Tal soledad está reflejada en los múltiples infortunios de Andrés, el personaje principal, en medio de un país disfuncional en todos los sentidos: Venezuela durante los peores años de la crisis económica. Vemos el sinfín de desgracias por las que todos los venezolanos hemos pasado alguna vez: apagones, abuso policial en alcabalas, malos servicios hasta en el sector privado, poco poder adquisitivo, disputas sobre lo que es o no es ético en la forma de relacionarse con el gobierno, etc. Aunque la manifestación más sobresaliente de su soledad es que Andrés vea cómo sus amigos abandonan el país, limitarnos a eso sería flojo. La soledad es la sensación de impotencia y desamparo ante un poder que, directa o indirectamente, priva al individuo de los medios para satisfacer sus necesidades… Y que no pase nada. Que, aunque haya millones de personas pasando por el mismo trance, no pase nada.

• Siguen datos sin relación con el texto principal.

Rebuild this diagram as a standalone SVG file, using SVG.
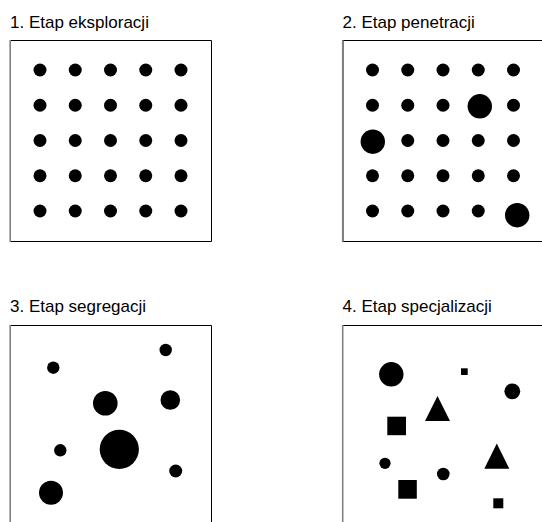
<svg xmlns="http://www.w3.org/2000/svg" width="542" height="522" viewBox="0 0 542 522">
<style>
.t{font-family:"Liberation Sans",Arial,sans-serif;font-size:17px;fill:#000}
.b{fill:none;stroke:#000;stroke-width:1}
.l{stroke:#808080;stroke-width:1.6}
.s{fill:#000}
</style>
<rect width="542" height="522" fill="#fff"/>
<g id="panel1">
<text class="t" x="10" y="28">1. Etap eksploracji</text>
<path class="b" d="M10.5 40.5H211.5V241.5H10.5"/>
<line class="l" x1="10.2" y1="40" x2="10.2" y2="242"/>
<g class="s">
<circle cx="40" cy="70" r="6.5"/><circle cx="75.25" cy="70" r="6.5"/><circle cx="110.5" cy="70" r="6.5"/><circle cx="145.75" cy="70" r="6.5"/><circle cx="181" cy="70" r="6.5"/>
<circle cx="40" cy="105.25" r="6.5"/><circle cx="75.25" cy="105.25" r="6.5"/><circle cx="110.5" cy="105.25" r="6.5"/><circle cx="145.75" cy="105.25" r="6.5"/><circle cx="181" cy="105.25" r="6.5"/>
<circle cx="40" cy="140.5" r="6.5"/><circle cx="75.25" cy="140.5" r="6.5"/><circle cx="110.5" cy="140.5" r="6.5"/><circle cx="145.75" cy="140.5" r="6.5"/><circle cx="181" cy="140.5" r="6.5"/>
<circle cx="40" cy="175.75" r="6.5"/><circle cx="75.25" cy="175.75" r="6.5"/><circle cx="110.5" cy="175.75" r="6.5"/><circle cx="145.75" cy="175.75" r="6.5"/><circle cx="181" cy="175.75" r="6.5"/>
<circle cx="40" cy="211" r="6.5"/><circle cx="75.25" cy="211" r="6.5"/><circle cx="110.5" cy="211" r="6.5"/><circle cx="145.75" cy="211" r="6.5"/><circle cx="181" cy="211" r="6.5"/>
</g>
</g>
<g id="panel2">
<text class="t" x="342.5" y="28">2. Etap penetracji</text>
<path class="b" d="M542 40.5H343V241.5H542"/>
<line class="l" x1="342.7" y1="40" x2="342.7" y2="242"/>
<g class="s">
<circle cx="372.5" cy="70" r="6.5"/><circle cx="407.75" cy="70" r="6.5"/><circle cx="443" cy="70" r="6.5"/><circle cx="478.25" cy="70" r="6.5"/><circle cx="513.5" cy="70" r="6.5"/>
<circle cx="372.5" cy="105.25" r="6.5"/><circle cx="407.75" cy="105.25" r="6.5"/><circle cx="443" cy="105.25" r="6.5"/><circle cx="479.8" cy="106.3" r="12.2"/><circle cx="513.5" cy="105.25" r="6.5"/>
<circle cx="372.8" cy="141.7" r="12.2"/><circle cx="407.75" cy="140.5" r="6.5"/><circle cx="443" cy="140.5" r="6.5"/><circle cx="478.25" cy="140.5" r="6.5"/><circle cx="513.5" cy="140.5" r="6.5"/>
<circle cx="372.5" cy="175.75" r="6.5"/><circle cx="407.75" cy="175.75" r="6.5"/><circle cx="443" cy="175.75" r="6.5"/><circle cx="478.25" cy="175.75" r="6.5"/><circle cx="513.5" cy="175.75" r="6.5"/>
<circle cx="372.5" cy="211" r="6.5"/><circle cx="407.75" cy="211" r="6.5"/><circle cx="443" cy="211" r="6.5"/><circle cx="478.25" cy="211" r="6.5"/><circle cx="517.2" cy="215.2" r="12.2"/>
</g>
</g>
<g id="panel3">
<text class="t" x="10" y="312">3. Etap segregacji</text>
<path class="b" d="M211.5 522V325.5H10.5"/>
<line class="l" x1="10.2" y1="325" x2="10.2" y2="522"/>
<g class="s">
<circle cx="53.3" cy="367.7" r="6.2"/>
<circle cx="165.7" cy="350" r="6.2"/>
<circle cx="105.3" cy="403.3" r="12.3"/>
<circle cx="170.3" cy="400" r="9.8"/>
<circle cx="60.3" cy="450.3" r="6.2"/>
<circle cx="119.3" cy="449.3" r="19.6"/>
<circle cx="175.7" cy="471" r="6.5"/>
<circle cx="51" cy="492.7" r="12"/>
</g>
</g>
<g id="panel4">
<text class="t" x="342.5" y="312">4. Etap specjalizacji</text>
<path class="b" d="M542 325.5H343"/>
<line class="l" x1="342.7" y1="325" x2="342.7" y2="522"/>
<g class="s">
<circle cx="391.3" cy="374.3" r="12.2"/>
<rect x="461" y="368.3" width="6.7" height="6.7"/>
<circle cx="512.3" cy="391.3" r="7.9"/>
<polygon points="437.5,396 425,421 450,421"/>
<rect x="387.3" y="416.7" width="18.7" height="18.5"/>
<circle cx="385" cy="463.3" r="5.6"/>
<polygon points="496.8,443.5 484.3,468.7 509.3,468.7"/>
<circle cx="443.3" cy="474" r="6.3"/>
<rect x="398.3" y="480" width="18.5" height="18.7"/>
<rect x="493.3" y="498.3" width="10" height="10"/>
</g>
</g>
</svg>
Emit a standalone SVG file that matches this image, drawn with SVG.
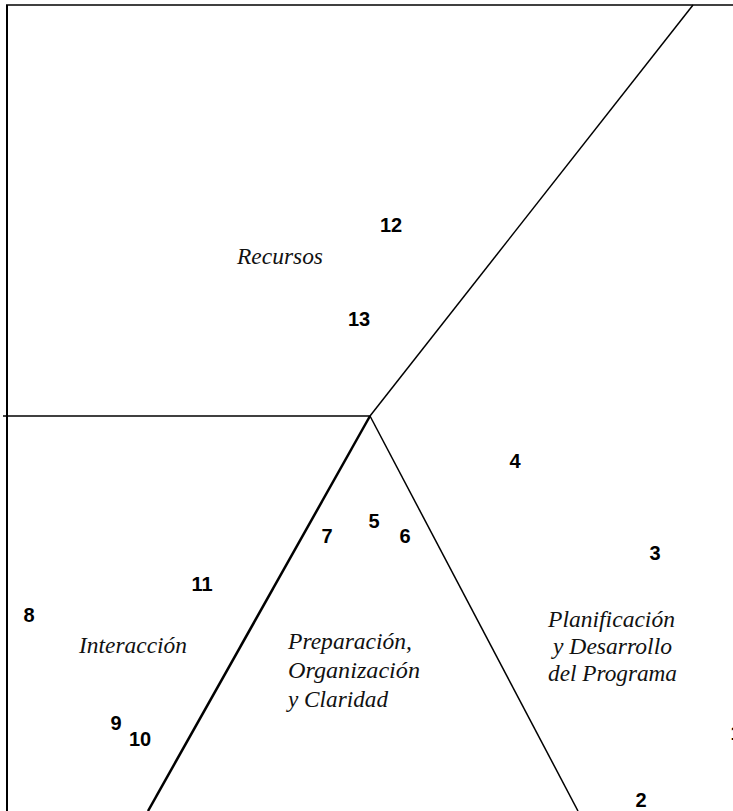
<svg xmlns="http://www.w3.org/2000/svg" width="733" height="811" viewBox="0 0 733 811">
<style>
.ln{stroke:#000;fill:none;stroke-width:1.5}
.num{font-family:"Liberation Sans Narrow","Liberation Sans",Arial,sans-serif;font-weight:bold;font-size:20px;text-anchor:middle;fill:#000}
.lab{font-family:"Liberation Serif","Times New Roman",serif;font-style:italic;font-size:23px;fill:#111}
</style>
<rect width="733" height="811" fill="#fff"/>
<g id="connectors">
<line class="ln" x1="6" y1="5" x2="733" y2="5"/>
<line class="ln" x1="7" y1="5" x2="7" y2="811" style="stroke-width:2"/>
<line class="ln" x1="3" y1="416" x2="370" y2="416"/>
<line class="ln" x1="370" y1="416" x2="693" y2="5"/>
<line class="ln" x1="370" y1="416" x2="148" y2="811" style="stroke-width:2.5"/>
<line class="ln" x1="370" y1="416" x2="578" y2="811"/>
</g>
<g id="recursos">
<text class="lab" x="237" y="264" textLength="86" lengthAdjust="spacingAndGlyphs">Recursos</text>
<text class="num" x="391" y="232">12</text>
<text class="num" x="359" y="326">13</text>
</g>
<g id="interaccion">
<text class="lab" x="79" y="653" textLength="108" lengthAdjust="spacingAndGlyphs">Interacción</text>
<text class="num" x="202" y="591">11</text>
<text class="num" x="29" y="622">8</text>
<text class="num" x="116" y="730">9</text>
<text class="num" x="140" y="746">10</text>
</g>
<g id="preparacion">
<text class="lab" x="288" y="649" textLength="124" lengthAdjust="spacingAndGlyphs">Preparación,</text>
<text class="lab" x="288" y="678" textLength="132" lengthAdjust="spacingAndGlyphs">Organización</text>
<text class="lab" x="288" y="707" textLength="100" lengthAdjust="spacingAndGlyphs">y Claridad</text>
<text class="num" x="374" y="528">5</text>
<text class="num" x="405" y="543">6</text>
<text class="num" x="327" y="543">7</text>
</g>
<g id="planificacion">
<text class="lab" x="548" y="627" textLength="127" lengthAdjust="spacingAndGlyphs">Planificación</text>
<text class="lab" x="553" y="654" textLength="119" lengthAdjust="spacingAndGlyphs">y Desarrollo</text>
<text class="lab" x="548" y="681" textLength="129" lengthAdjust="spacingAndGlyphs">del Programa</text>
<text class="num" x="515" y="468">4</text>
<text class="num" x="655" y="560">3</text>
<text class="num" x="641" y="807">2</text>
<text class="num" x="736" y="740">1</text>
</g>
</svg>
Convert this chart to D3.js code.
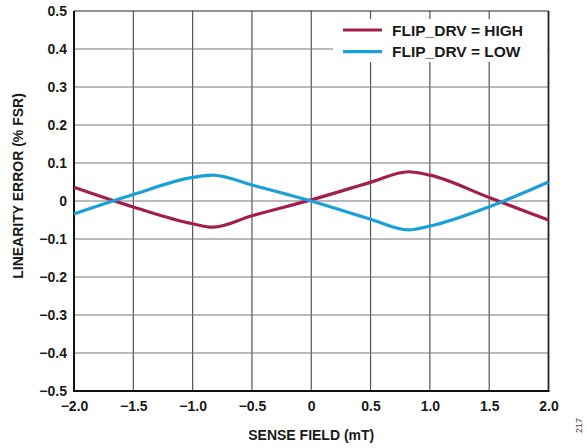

Pero como la alternativa es caer en una especie de pasividad existencial, a Andrés no le queda más remedio que seguir con su vida, como pueda. Las «bestias», esos seres anónimos y de rostro velado que habitan la mente del protagonista, vienen siendo entonces, a mi parecer, encarnaciones del empeño por seguir adelante y sobrevivir, como sea, en medio de la soledad y la adversidad. De ahí que le den al protagonista un nuevo impulso creativo en su carrera musical, aunque con destino incierto al final de la película.

Volviendo a Ibsen, la soledad es también un vehículo para la libertad. En este caso, para el ejercicio de un poder creador (cero afinidad con el empleo cursi de esa expresión, original de Aquiles Nazoa, por Gustavo Pereira en la escritura de la Constitución que Hugo Chávez se mandó a hacer). Porque la soledad es una oportunidad para la introspección y el descubrimiento de capacidades propias. Es lo que ocurrió en la Grecia del período helenístico, cuando los habitantes de las ciudades-Estado perdieron su libertad política al estar en manos de los herederos de Alejandro Magno, y entonces hubo un boom de escuelas filosóficas introspectivas (el estoicismo, el epicureísmo, el escepticismo, el neoplatonismo, etc.). Tal poder creador no produce solo creaciones artísticas, como en la película, sino soluciones a los problemas prácticos de la vida diaria. Es así como los venezolanos hemos sobrevivido a pesar de tanta calamidad.

He aquí una expresión peculiar del «poder de los sin poder», en palabras de Václav Havel. Eso es lo que nos ha tocado a los que seguimos en Venezuela: seguir adelante, como sea. Como el protagonista arrancando en su carro en la escena final, acompañado por las «bestias». Me gusta pensar que la soledad nos permitirá pensar en formas, no solo de mantener nuestras actividades privadas, sino de cambiar la política venezolana para que, de nuevo, los ciudadanos tengamos el poder.